|Designer||Henry M. Whitehead, Jr.|
|Seat Information||The act creating Towns County called for county elections on the first Monday in April 1856. After that election, the justices of the county's new inferior court were authorized to select a site for the county seat, purchase land, lay the site off into town lots, sell the lots, and make all arrangements for the county seat and public buildings as necessary. It is not clear when the inferior court selected a county seat, though the first courthouse reportedly was built in Hiawasee in 1857. The exact date the inferior court selected Hiawassee as county seat is not known. The General Assembly incorporated Hiawassee as a town on Oct. 24, 1870 (Ga. Laws 1870, p. 204).|
|Courthouse Details||Towns County's first courthouse reportedly was built in the Hiawassee town square in 1857. The building served until 1905, when a new courthouse was completed. The present courthouse was erected in 1964.|
|County Area||171.9 Square Miles|
Towns County was created Rabun and Union counties on March 6, 1856, by an act of the General Assembly (Ga. Laws 1855-56, p. 121).
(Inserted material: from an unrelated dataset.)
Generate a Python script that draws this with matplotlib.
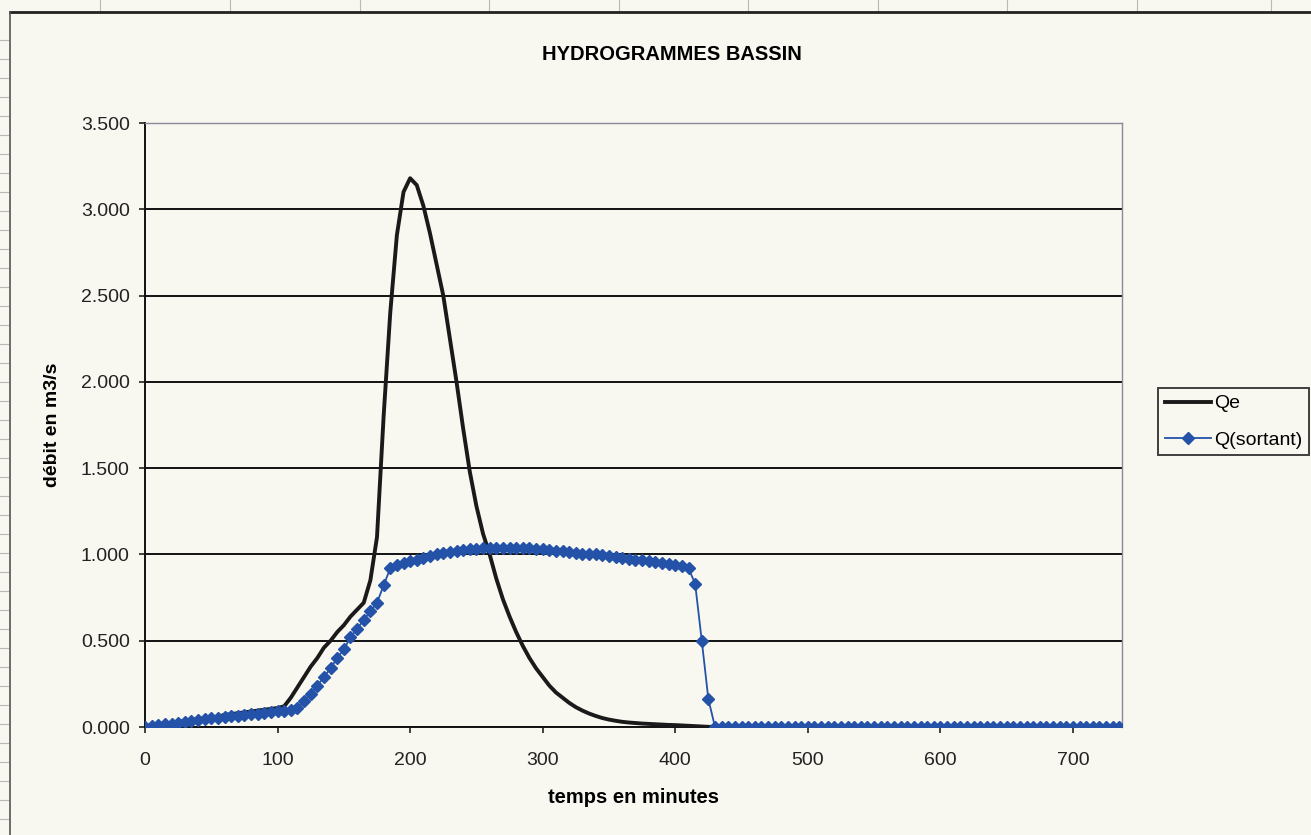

According to that act, Towns County’s original boundaries were specified as:
Beginning at the North Carolina line at the north-west corner of Rabun county, and thence running east with said line to the north-east corner of lot of land number ninety-four in the first district of Rabun county, thence running south to the south-east corner of lot number sixty-seven in the said first district, thence running a straight line to the south-east corner of lot of land number one hundred and seventy-two in the eighteenth district and first section of Union county, thence along the top of the Blue Ridge south-westerly to the corner of Habersham county, thence along the top of said Blue Ridge to the main Ridge that divides the waters of Notley and Hiwassee rivers, thence along the top of said Ridge, westerly, to the Brass town, Bald mountain, thence in the same direction to the Double Knobbs, thence to the highest point of a Ridge on lot number one hundred and ninety-one, (191) in the seventeenth district and first section, thence a straight line to the Gap of the Mountain at the head of Langham’s Creek, thence with the main leading Ridge in a north-western direction to the highest peak of the mountain, at the head of Gum Log Creek, thence down said Gum Log Creek to the North Carolina line, thence along the dividing line between North Carolina and Georgia to the beginning point.
Georgia’s 118th county was named for Gov. George Washington Towns (1801-1854), who had died two years earlier.